** EXTRACTED DATA **
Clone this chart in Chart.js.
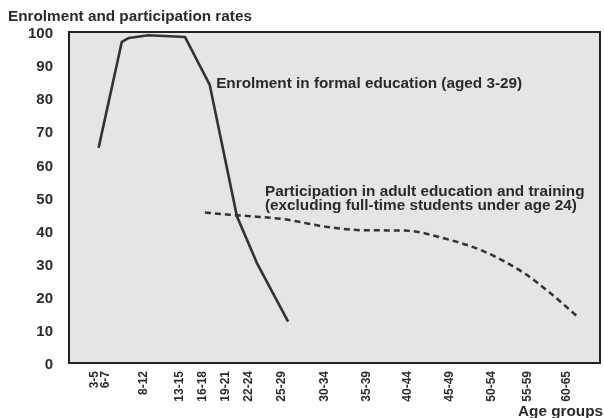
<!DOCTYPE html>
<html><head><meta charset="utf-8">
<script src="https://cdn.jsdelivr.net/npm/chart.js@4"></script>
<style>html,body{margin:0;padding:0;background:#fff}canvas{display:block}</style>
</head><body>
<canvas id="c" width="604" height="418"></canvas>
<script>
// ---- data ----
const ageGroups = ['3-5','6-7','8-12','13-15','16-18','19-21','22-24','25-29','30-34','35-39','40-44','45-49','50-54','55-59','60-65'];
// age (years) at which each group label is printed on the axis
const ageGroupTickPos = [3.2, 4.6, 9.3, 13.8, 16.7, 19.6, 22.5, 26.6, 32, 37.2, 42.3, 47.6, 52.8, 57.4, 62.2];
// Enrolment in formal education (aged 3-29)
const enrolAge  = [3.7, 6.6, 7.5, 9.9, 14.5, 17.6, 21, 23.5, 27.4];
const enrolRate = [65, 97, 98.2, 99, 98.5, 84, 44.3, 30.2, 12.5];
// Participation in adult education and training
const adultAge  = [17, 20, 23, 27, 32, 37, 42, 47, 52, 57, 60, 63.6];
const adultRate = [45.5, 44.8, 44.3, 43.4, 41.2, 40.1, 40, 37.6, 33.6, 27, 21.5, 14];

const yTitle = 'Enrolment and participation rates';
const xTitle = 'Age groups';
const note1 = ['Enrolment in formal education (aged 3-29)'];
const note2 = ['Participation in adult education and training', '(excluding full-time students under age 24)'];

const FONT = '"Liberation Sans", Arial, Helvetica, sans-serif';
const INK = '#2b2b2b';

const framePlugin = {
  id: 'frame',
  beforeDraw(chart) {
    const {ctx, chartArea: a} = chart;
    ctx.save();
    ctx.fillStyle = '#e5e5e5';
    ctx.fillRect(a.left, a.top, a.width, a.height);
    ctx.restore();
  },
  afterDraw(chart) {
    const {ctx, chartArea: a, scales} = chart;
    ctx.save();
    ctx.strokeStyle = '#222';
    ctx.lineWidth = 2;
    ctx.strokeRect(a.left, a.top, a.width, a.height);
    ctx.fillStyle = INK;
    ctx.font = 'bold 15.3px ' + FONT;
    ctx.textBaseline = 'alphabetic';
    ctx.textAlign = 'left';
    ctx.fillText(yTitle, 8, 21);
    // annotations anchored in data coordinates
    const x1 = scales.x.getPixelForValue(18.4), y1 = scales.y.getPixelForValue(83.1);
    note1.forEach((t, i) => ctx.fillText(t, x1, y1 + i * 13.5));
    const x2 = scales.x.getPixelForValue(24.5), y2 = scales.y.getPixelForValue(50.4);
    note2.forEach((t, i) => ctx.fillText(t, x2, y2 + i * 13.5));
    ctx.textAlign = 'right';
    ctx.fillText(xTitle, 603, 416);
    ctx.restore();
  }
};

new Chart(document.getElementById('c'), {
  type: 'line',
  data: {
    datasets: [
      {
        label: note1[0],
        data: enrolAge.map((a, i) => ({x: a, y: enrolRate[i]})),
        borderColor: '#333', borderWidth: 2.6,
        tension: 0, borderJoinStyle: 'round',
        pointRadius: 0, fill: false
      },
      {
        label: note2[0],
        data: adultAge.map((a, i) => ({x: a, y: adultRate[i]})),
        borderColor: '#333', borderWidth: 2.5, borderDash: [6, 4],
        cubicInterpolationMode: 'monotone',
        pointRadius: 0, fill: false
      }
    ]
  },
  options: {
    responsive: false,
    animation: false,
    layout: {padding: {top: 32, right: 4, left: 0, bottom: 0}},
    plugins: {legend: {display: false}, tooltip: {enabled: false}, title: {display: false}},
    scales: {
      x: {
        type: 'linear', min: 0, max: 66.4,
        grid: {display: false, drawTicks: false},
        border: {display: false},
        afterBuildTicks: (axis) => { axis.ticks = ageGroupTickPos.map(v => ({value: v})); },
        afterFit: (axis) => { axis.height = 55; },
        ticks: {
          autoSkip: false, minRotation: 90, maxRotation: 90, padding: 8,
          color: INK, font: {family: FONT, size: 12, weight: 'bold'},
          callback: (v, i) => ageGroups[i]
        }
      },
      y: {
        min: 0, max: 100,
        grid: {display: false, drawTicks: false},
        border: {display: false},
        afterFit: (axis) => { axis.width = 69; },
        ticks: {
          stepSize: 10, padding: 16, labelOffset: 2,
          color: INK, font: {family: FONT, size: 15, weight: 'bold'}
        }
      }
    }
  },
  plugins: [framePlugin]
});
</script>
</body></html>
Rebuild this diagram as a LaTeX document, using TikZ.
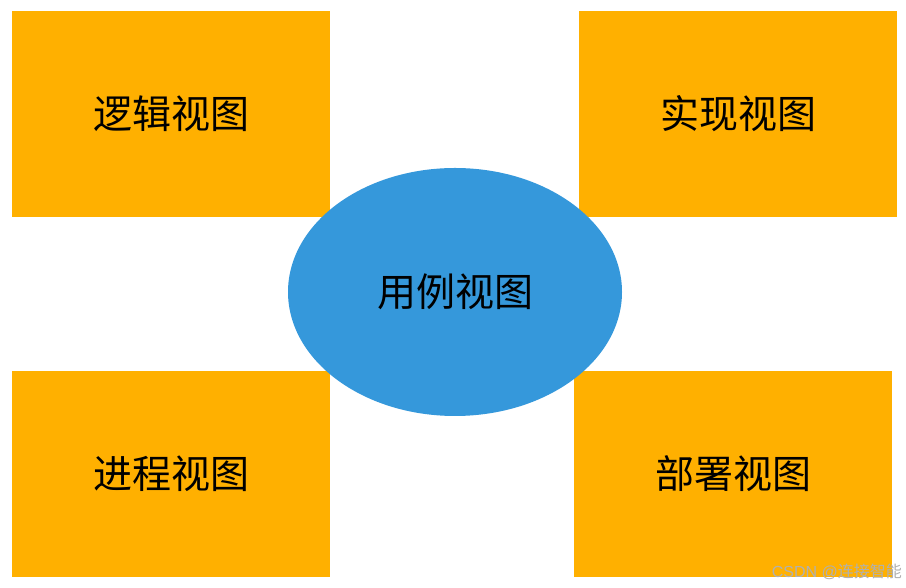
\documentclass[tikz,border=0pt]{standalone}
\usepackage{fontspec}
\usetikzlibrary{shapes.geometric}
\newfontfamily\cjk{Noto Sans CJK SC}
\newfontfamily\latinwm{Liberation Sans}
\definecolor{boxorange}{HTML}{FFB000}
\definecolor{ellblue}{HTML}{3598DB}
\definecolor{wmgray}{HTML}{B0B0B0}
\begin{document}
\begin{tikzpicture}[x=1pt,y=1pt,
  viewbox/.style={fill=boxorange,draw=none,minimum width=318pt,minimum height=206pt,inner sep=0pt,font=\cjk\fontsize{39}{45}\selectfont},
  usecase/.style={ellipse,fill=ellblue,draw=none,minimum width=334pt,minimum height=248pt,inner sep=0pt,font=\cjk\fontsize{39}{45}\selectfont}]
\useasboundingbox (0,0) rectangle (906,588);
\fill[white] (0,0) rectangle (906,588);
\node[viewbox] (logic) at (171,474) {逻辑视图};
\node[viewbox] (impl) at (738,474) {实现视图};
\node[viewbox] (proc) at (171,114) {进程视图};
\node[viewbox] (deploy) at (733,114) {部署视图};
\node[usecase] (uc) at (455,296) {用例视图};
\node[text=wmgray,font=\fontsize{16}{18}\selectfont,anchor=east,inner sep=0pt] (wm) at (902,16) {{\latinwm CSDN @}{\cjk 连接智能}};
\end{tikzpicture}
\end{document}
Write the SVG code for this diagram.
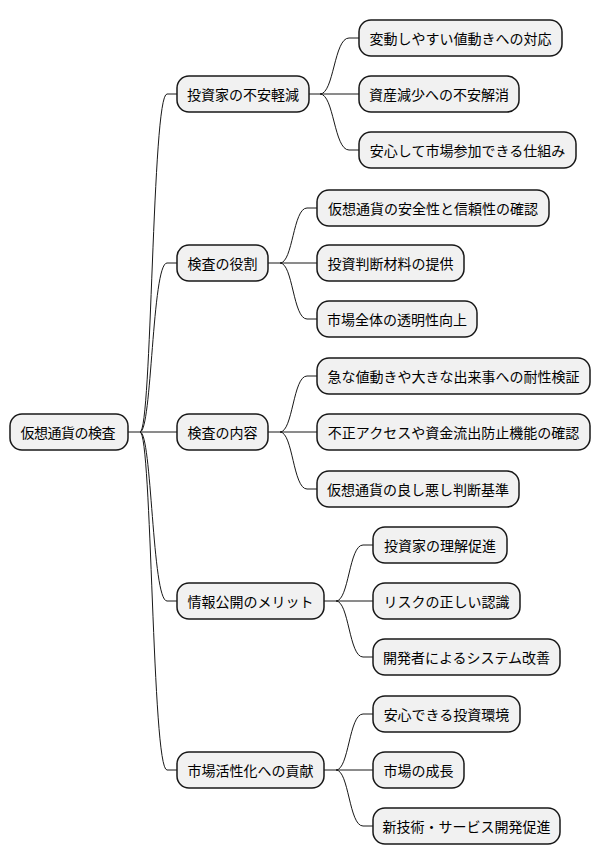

** WHAT IS REQUIRED **
Omit every picture, then reproduce the rest of the listing exactly.

** SOLUTION FOR THIS EXERCISE **
Clone this chart in Chart.js.
<!DOCTYPE html>
<html><head><meta charset="utf-8">
<script src="https://cdn.jsdelivr.net/npm/chart.js@4"></script>
<style>html,body{margin:0;padding:0;background:#fff}canvas{display:block}</style>
</head><body>
<canvas id="c" width="604" height="418"></canvas>
<script>
// ---- data ----
const ageGroups = ['3-5','6-7','8-12','13-15','16-18','19-21','22-24','25-29','30-34','35-39','40-44','45-49','50-54','55-59','60-65'];
// age (years) at which each group label is printed on the axis
const ageGroupTickPos = [3.2, 4.6, 9.3, 13.8, 16.7, 19.6, 22.5, 26.6, 32, 37.2, 42.3, 47.6, 52.8, 57.4, 62.2];
// Enrolment in formal education (aged 3-29)
const enrolAge  = [3.7, 6.6, 7.5, 9.9, 14.5, 17.6, 21, 23.5, 27.4];
const enrolRate = [65, 97, 98.2, 99, 98.5, 84, 44.3, 30.2, 12.5];
// Participation in adult education and training
const adultAge  = [17, 20, 23, 27, 32, 37, 42, 47, 52, 57, 60, 63.6];
const adultRate = [45.5, 44.8, 44.3, 43.4, 41.2, 40.1, 40, 37.6, 33.6, 27, 21.5, 14];

const yTitle = 'Enrolment and participation rates';
const xTitle = 'Age groups';
const note1 = ['Enrolment in formal education (aged 3-29)'];
const note2 = ['Participation in adult education and training', '(excluding full-time students under age 24)'];

const FONT = '"Liberation Sans", Arial, Helvetica, sans-serif';
const INK = '#2b2b2b';

const framePlugin = {
  id: 'frame',
  beforeDraw(chart) {
    const {ctx, chartArea: a} = chart;
    ctx.save();
    ctx.fillStyle = '#e5e5e5';
    ctx.fillRect(a.left, a.top, a.width, a.height);
    ctx.restore();
  },
  afterDraw(chart) {
    const {ctx, chartArea: a, scales} = chart;
    ctx.save();
    ctx.strokeStyle = '#222';
    ctx.lineWidth = 2;
    ctx.strokeRect(a.left, a.top, a.width, a.height);
    ctx.fillStyle = INK;
    ctx.font = 'bold 15.3px ' + FONT;
    ctx.textBaseline = 'alphabetic';
    ctx.textAlign = 'left';
    ctx.fillText(yTitle, 8, 21);
    // annotations anchored in data coordinates
    const x1 = scales.x.getPixelForValue(18.4), y1 = scales.y.getPixelForValue(83.1);
    note1.forEach((t, i) => ctx.fillText(t, x1, y1 + i * 13.5));
    const x2 = scales.x.getPixelForValue(24.5), y2 = scales.y.getPixelForValue(50.4);
    note2.forEach((t, i) => ctx.fillText(t, x2, y2 + i * 13.5));
    ctx.textAlign = 'right';
    ctx.fillText(xTitle, 603, 416);
    ctx.restore();
  }
};

new Chart(document.getElementById('c'), {
  type: 'line',
  data: {
    datasets: [
      {
        label: note1[0],
        data: enrolAge.map((a, i) => ({x: a, y: enrolRate[i]})),
        borderColor: '#333', borderWidth: 2.6,
        tension: 0, borderJoinStyle: 'round',
        pointRadius: 0, fill: false
      },
      {
        label: note2[0],
        data: adultAge.map((a, i) => ({x: a, y: adultRate[i]})),
        borderColor: '#333', borderWidth: 2.5, borderDash: [6, 4],
        cubicInterpolationMode: 'monotone',
        pointRadius: 0, fill: false
      }
    ]
  },
  options: {
    responsive: false,
    animation: false,
    layout: {padding: {top: 32, right: 4, left: 0, bottom: 0}},
    plugins: {legend: {display: false}, tooltip: {enabled: false}, title: {display: false}},
    scales: {
      x: {
        type: 'linear', min: 0, max: 66.4,
        grid: {display: false, drawTicks: false},
        border: {display: false},
        afterBuildTicks: (axis) => { axis.ticks = ageGroupTickPos.map(v => ({value: v})); },
        afterFit: (axis) => { axis.height = 55; },
        ticks: {
          autoSkip: false, minRotation: 90, maxRotation: 90, padding: 8,
          color: INK, font: {family: FONT, size: 12, weight: 'bold'},
          callback: (v, i) => ageGroups[i]
        }
      },
      y: {
        min: 0, max: 100,
        grid: {display: false, drawTicks: false},
        border: {display: false},
        afterFit: (axis) => { axis.width = 69; },
        ticks: {
          stepSize: 10, padding: 16, labelOffset: 2,
          color: INK, font: {family: FONT, size: 15, weight: 'bold'}
        }
      }
    }
  },
  plugins: [framePlugin]
});
</script>
</body></html>
Rebuild this diagram as a LaTeX document, using TikZ.
\documentclass[tikz,border=0pt]{standalone}
\usepackage{fontspec}
\usetikzlibrary{shapes.geometric}
\newfontfamily\cjk{Noto Sans CJK SC}
\newfontfamily\latinwm{Liberation Sans}
\definecolor{boxorange}{HTML}{FFB000}
\definecolor{ellblue}{HTML}{3598DB}
\definecolor{wmgray}{HTML}{B0B0B0}
\begin{document}
\begin{tikzpicture}[x=1pt,y=1pt,
  viewbox/.style={fill=boxorange,draw=none,minimum width=318pt,minimum height=206pt,inner sep=0pt,font=\cjk\fontsize{39}{45}\selectfont},
  usecase/.style={ellipse,fill=ellblue,draw=none,minimum width=334pt,minimum height=248pt,inner sep=0pt,font=\cjk\fontsize{39}{45}\selectfont}]
\useasboundingbox (0,0) rectangle (906,588);
\fill[white] (0,0) rectangle (906,588);
\node[viewbox] (logic) at (171,474) {逻辑视图};
\node[viewbox] (impl) at (738,474) {实现视图};
\node[viewbox] (proc) at (171,114) {进程视图};
\node[viewbox] (deploy) at (733,114) {部署视图};
\node[usecase] (uc) at (455,296) {用例视图};
\node[text=wmgray,font=\fontsize{16}{18}\selectfont,anchor=east,inner sep=0pt] (wm) at (902,16) {{\latinwm CSDN @}{\cjk 连接智能}};
\end{tikzpicture}
\end{document}
Write the SVG code for this diagram.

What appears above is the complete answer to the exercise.